All have lime green backgrounds and are readily available anywhere you look. To me, there is no way they were printed in the same quantities as the other cards.

Some others have this same phenomenon but are a bit tougher to find, namely #114 Howie Koplitz, #155 Stu Miller and #194 Dean Chance. #139 Babe Hits 60, #139 Hal Reniff (pitching pose) and #140 Gehrig & Ruth also stand out as overly greened cards. Since all of these cards share the same extreme printing problems, I'm under the impression that they were perhaps printed all together in a different sheet setup than the 'normal' green tint cards.

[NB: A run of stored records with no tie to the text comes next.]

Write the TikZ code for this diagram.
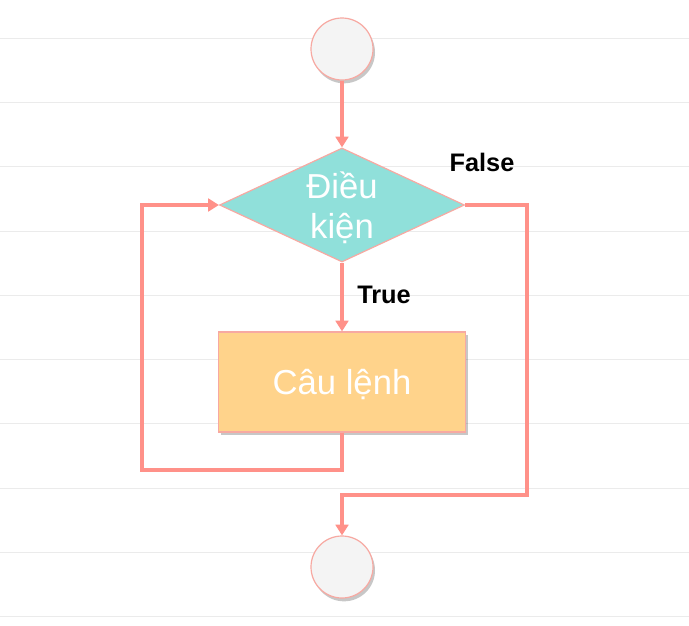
\documentclass[tikz,border=0pt]{standalone}
\usepackage{fontspec}
\setmainfont{Liberation Sans}
\usetikzlibrary{shapes.geometric,arrows.meta,shadows}
\definecolor{linec}{HTML}{FF9189}
\definecolor{edgec}{HTML}{F7A9A2}
\definecolor{diafill}{HTML}{90E0DA}
\definecolor{boxfill}{HTML}{FFD38B}
\definecolor{circfill}{HTML}{F4F4F4}
\definecolor{gridc}{HTML}{EBEBEB}
\begin{document}
\begin{tikzpicture}[x=0.75pt,y=-0.75pt,
  gridline/.style={draw=gridc, line width=0.6pt},
  shad/.style={drop shadow={shadow xshift=1.5pt, shadow yshift=-2.5pt, fill=black, opacity=0.22}},
  term/.style={circle, draw=edgec, line width=0.9pt, fill=circfill, minimum size=46.5pt, inner sep=0pt, shad},
  dia/.style={diamond, draw=edgec, line width=0.9pt, fill=diafill, minimum width=183.75pt, minimum height=85.5pt, inner sep=0pt, aspect=2.15},
  dtext/.style={text=white, font=\fontsize{26pt}{30pt}\selectfont, align=center, inner sep=0pt},
  stmt/.style={rectangle, draw=edgec, line width=0.9pt, fill=boxfill, minimum width=185.25pt, minimum height=75pt, inner sep=0pt, text=white, text depth=0pt, font=\fontsize{26pt}{30pt}\selectfont, shad},
  conn/.style={draw=linec, line width=2.8pt, line join=miter},
  arr/.style={conn, -{Triangle[length=8pt,width=9.5pt]}},
  lbl/.style={font=\bfseries\fontsize{19pt}{22pt}\selectfont, text=black, inner sep=0pt}
]
\useasboundingbox (0,0) rectangle (689,625);
\fill[white] (0,0) rectangle (689,625);
\foreach \yy in {38,102,166,231,295,359,423,488,552,616}
  \draw[gridline] (0,\yy) -- (689,\yy);

\node[term] (s) at (342,49) {};
\node[dia] (d) at (342,205) {};
\node[dtext] (dt) at (342,208) {Điều\\kiện};
\node[stmt] (b) at (342,382) {Câu lệnh};
\node[term] (e) at (342,567) {};

\coordinate (fr) at (527,495);
\coordinate (ll) at (142,470);

\draw[arr] (s) -- (d.north);
\draw[arr] (d.south) -- (b.north);
\draw[arr] (d.east) -| (fr) -| (e.north);
\draw[arr] (b.south) |- (ll) |- (d.west);

\node[lbl] (tl) at (384,295) {True};
\node[lbl] (fl) at (482,162) {False};
\end{tikzpicture}
\end{document}
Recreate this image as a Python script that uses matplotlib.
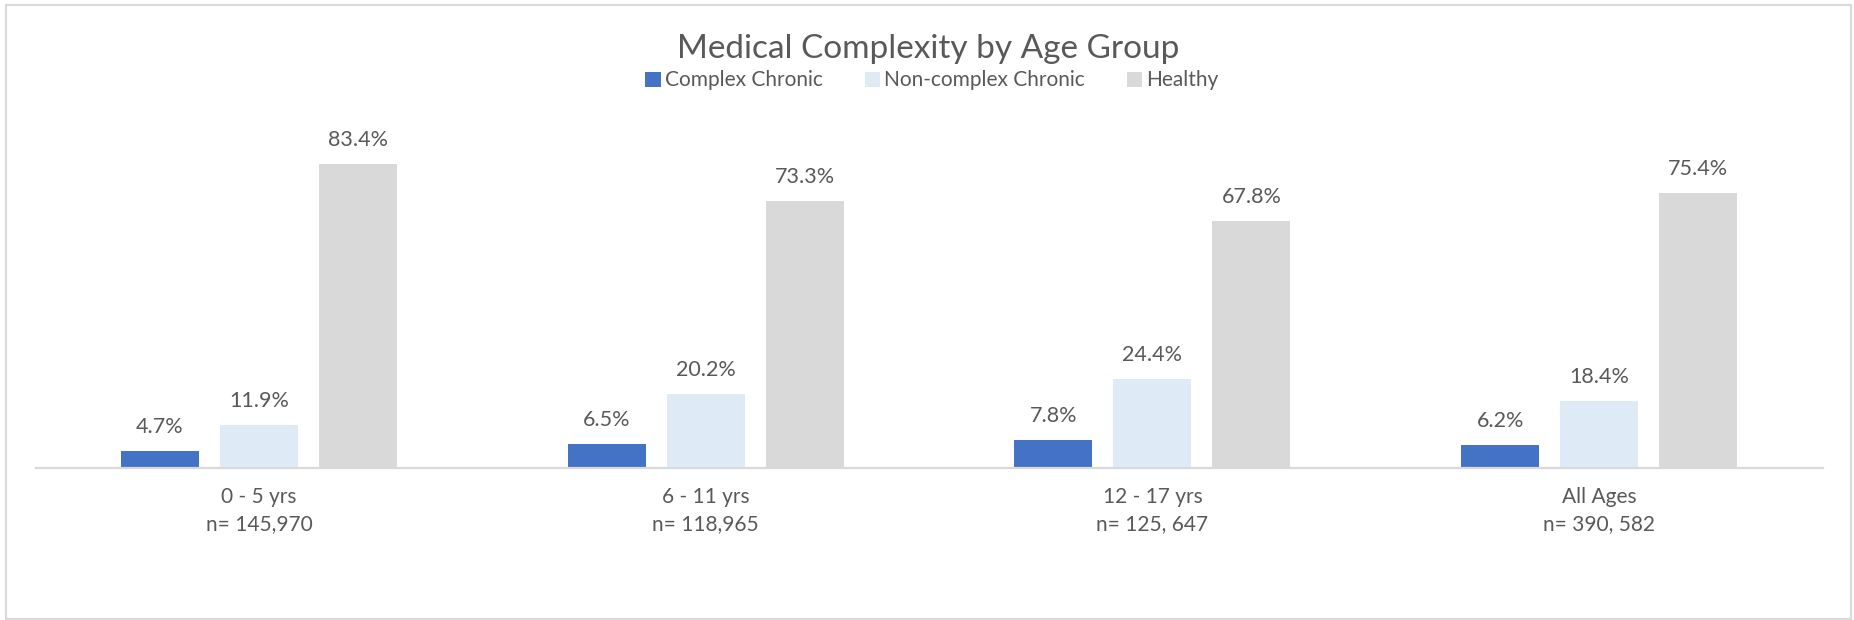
import matplotlib.pyplot as plt
from matplotlib.patches import Rectangle
import numpy as np

# chart data
groups = ['0 - 5 yrs\nn= 145,970', '6 - 11 yrs\nn= 118,965',
          '12 - 17 yrs\nn= 125, 647', 'All Ages\nn= 390, 582']
complex_chronic = [4.7, 6.5, 7.8, 6.2]
non_complex_chronic = [11.9, 20.2, 24.4, 18.4]
healthy = [83.4, 73.3, 67.8, 75.4]

series_names = ['Complex Chronic', 'Non-complex Chronic', 'Healthy']
colors = ['#4472C4', '#DEEBF7', '#D9D9D9']
text_color = '#595959'

plt.rcParams['font.family'] = ['Lato', 'DejaVu Sans']

W, H = 1854, 620
fig = plt.figure(figsize=(W / 100, H / 100), dpi=100)
ax = fig.add_axes([35.7 / W, 1 - 468 / H, (1822.5 - 35.7) / W, (468 - 103.5) / H])

x = np.arange(len(groups))
width = 0.1746
step = 0.2216
values = [complex_chronic, non_complex_chronic, healthy]
for i, (name, vals, c) in enumerate(zip(series_names, values, colors)):
    bars = ax.bar(x + (i - 1) * step, vals, width, color=c, label=name, zorder=2)
    for b, v in zip(bars, vals):
        ax.annotate(f'{v:.1f}%', (b.get_x() + b.get_width() / 2, v),
                    xytext=(0, 24), textcoords='offset pixels',
                    ha='center', va='center', fontsize=15.5, color=text_color)

ax.set_xlim(-0.5, len(groups) - 0.5)
ax.set_ylim(0, 100)
ax.set_yticks([])
ax.set_xticks(x)
ax.set_xticklabels(groups, fontsize=15, color=text_color, linespacing=1.42)
ax.tick_params(axis='x', length=0, pad=14)
for s in ['top', 'right', 'left']:
    ax.spines[s].set_visible(False)
ax.spines['bottom'].set_color('#D9D9D9')
ax.spines['bottom'].set_linewidth(1.6)
ax.spines['bottom'].set_zorder(3)

fig.text(928 / W, 1 - 58 / H, 'Medical Complexity by Age Group',
         ha='center', va='baseline', fontsize=24, color=text_color)
fig.legend(loc='center', bbox_to_anchor=(932 / W, 1 - 80.5 / H), ncol=3,
           frameon=False, fontsize=15, labelcolor=text_color,
           handlelength=0.75, handleheight=0.75, handletextpad=0.2,
           columnspacing=2.0, borderpad=0)

# chart area border
fig.patches.append(Rectangle((6 / W, 1 / H), 1845 / W, 614 / H,
                             transform=fig.transFigure, fill=False,
                             edgecolor='#D9D9D9', linewidth=1.5))

fig.savefig('out.png', dpi=100)
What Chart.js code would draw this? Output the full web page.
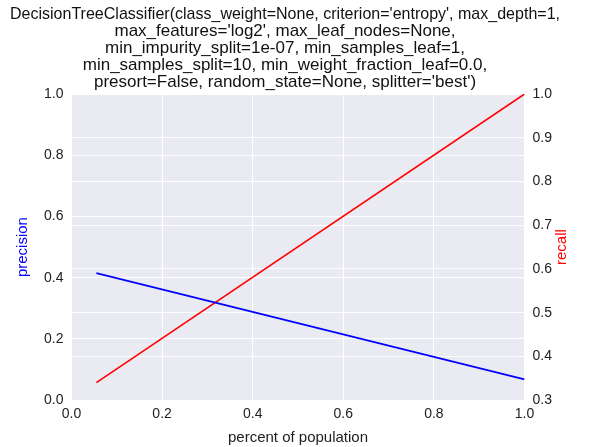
<!DOCTYPE html>
<html>
<head>
<script src="https://cdn.jsdelivr.net/npm/chart.js@4"></script>
<style>
  body { margin: 0; background: #fff; }
  #wrap { width: 591px; height: 447px; }
</style>
</head>
<body>
<div id="wrap"><canvas id="c"></canvas></div>
<script>
const TITLE_LINES = [
  "DecisionTreeClassifier(class_weight=None, criterion='entropy', max_depth=1,",
  "max_features='log2', max_leaf_nodes=None,",
  "min_impurity_split=1e-07, min_samples_leaf=1,",
  "min_samples_split=10, min_weight_fraction_leaf=0.0,",
  "presort=False, random_state=None, splitter='best')"
]
const populationX = [0.055, 1.0]
const precisionY = [0.415, 0.068]
const recallY = [0.34, 1.0]

const FONT = "'Liberation Sans', Arial, sans-serif"
const PLOT_BG = "#EAEAF2"

// seaborn-style grey panel behind the plot
const panelBg = {
  id: "panelBg",
  beforeDraw(chart) {
    const { ctx, chartArea: a } = chart
    ctx.save()
    ctx.fillStyle = PLOT_BG
    ctx.fillRect(a.left, a.top, a.right - a.left, a.bottom - a.top)
    ctx.restore()
  }
}

// right-axis label reads bottom-to-top like matplotlib's twinx ylabel
const recallLabel = {
  id: "recallLabel",
  afterDraw(chart) {
    const { ctx, chartArea: a } = chart
    ctx.save()
    ctx.translate(a.right + 37, (a.top + a.bottom) / 2)
    ctx.rotate(-Math.PI / 2)
    ctx.fillStyle = "#ff0000"
    ctx.font = "15px " + FONT
    ctx.textAlign = "center"
    ctx.textBaseline = "middle"
    ctx.fillText("recall", 0, 0)
    ctx.restore()
  }
}

const pts = (xs, ys) => xs.map((x, i) => ({ x, y: ys[i] }))

new Chart(document.getElementById("c"), {
  type: "line",
  plugins: [panelBg, recallLabel],
  data: {
    datasets: [
      { data: pts(populationX, precisionY), borderColor: "#0000ff", borderWidth: 1.6, yAxisID: "y", pointRadius: 0 },
      { data: pts(populationX, recallY), borderColor: "#ff0000", borderWidth: 1.6, yAxisID: "y2", pointRadius: 0 }
    ]
  },
  options: {
    responsive: true,
    maintainAspectRatio: false,
    animation: false,
    layout: { padding: { left: 10, right: 31, top: 0, bottom: 0 } },
    plugins: {
      legend: { display: false },
      tooltip: { enabled: false },
      title: {
        display: true,
        text: TITLE_LINES,
        color: "#111",
        font: { family: FONT, size: 17, weight: "normal", lineHeight: 1.0 },
        padding: { top: 6, bottom: 3 }
      }
    },
    scales: {
      x: {
        type: "linear", min: 0, max: 1,
        grid: { color: "#fff", lineWidth: 1, drawTicks: false },
        border: { display: false },
        ticks: { stepSize: 0.2, color: "#222", font: { family: FONT, size: 14 }, padding: 6, callback: v => v.toFixed(1) },
        title: { display: true, text: "percent of population", color: "#222", font: { family: FONT, size: 15 }, padding: 0 }
      },
      y: {
        position: "left", min: 0, max: 1,
        grid: { color: "#fff", lineWidth: 1, drawTicks: false },
        border: { display: false },
        ticks: { stepSize: 0.2, color: "#222", font: { family: FONT, size: 14 }, padding: 8, callback: v => v.toFixed(1) },
        title: { display: true, text: "precision", color: "#0000ff", font: { family: FONT, size: 15 }, padding: 4 }
      },
      y2: {
        position: "right", min: 0.3, max: 1,
        grid: { color: "#fff", lineWidth: 1, drawTicks: false },
        border: { display: false },
        ticks: { stepSize: 0.1, color: "#222", font: { family: FONT, size: 14 }, padding: 8, callback: v => v.toFixed(1) }
      }
    }
  }
})
</script>
</body>
</html>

You could also include one or two of the pose variation cards, as they are overly greened, but to a lesser extent than the cards already mentioned.

The story goes that Topps contracted with a printer upstate to increase the amount of cards they were printing that year. I haven't seen anything verifiable that points to a specific printer, but some theorize it was a company that produced some 1952 cards for Topps. Again, that's not confirmed. But since whoever did the job had obvious problems with the printing plates, etc., and new layouts were created with each and every photograph being cropped differently, it is certainly not beyond reason to speculate that they didn't follow the usual guidelines for printing Topps cards. Whoever produced these cards did an awful job. There's no disputing that fact. It seems to me that they probably cobbled the entire run together, creating a variety of SP's and DP's in the process. Personally, I think it is very fair to reason that the printer's work in no way conformed to the usual Topps practices with regard to the standard 88/264 card sheet paradigm. Perhaps that's why (I imagine) they were never used by Topps again. Unfortunately, since no one can find an uncut sheet, we may never know.

Now for a question…
If you look at the first 1962 checklist, it includes 88 cards. Since the GT's run from #110 to #196, it is very confusing. Shouldn't the green tints begin at #89 and only go up to #176? In other words, the entire second series? Why is it that the GT's straddle both the second and third series?? Didn't Topps print one full series at a time??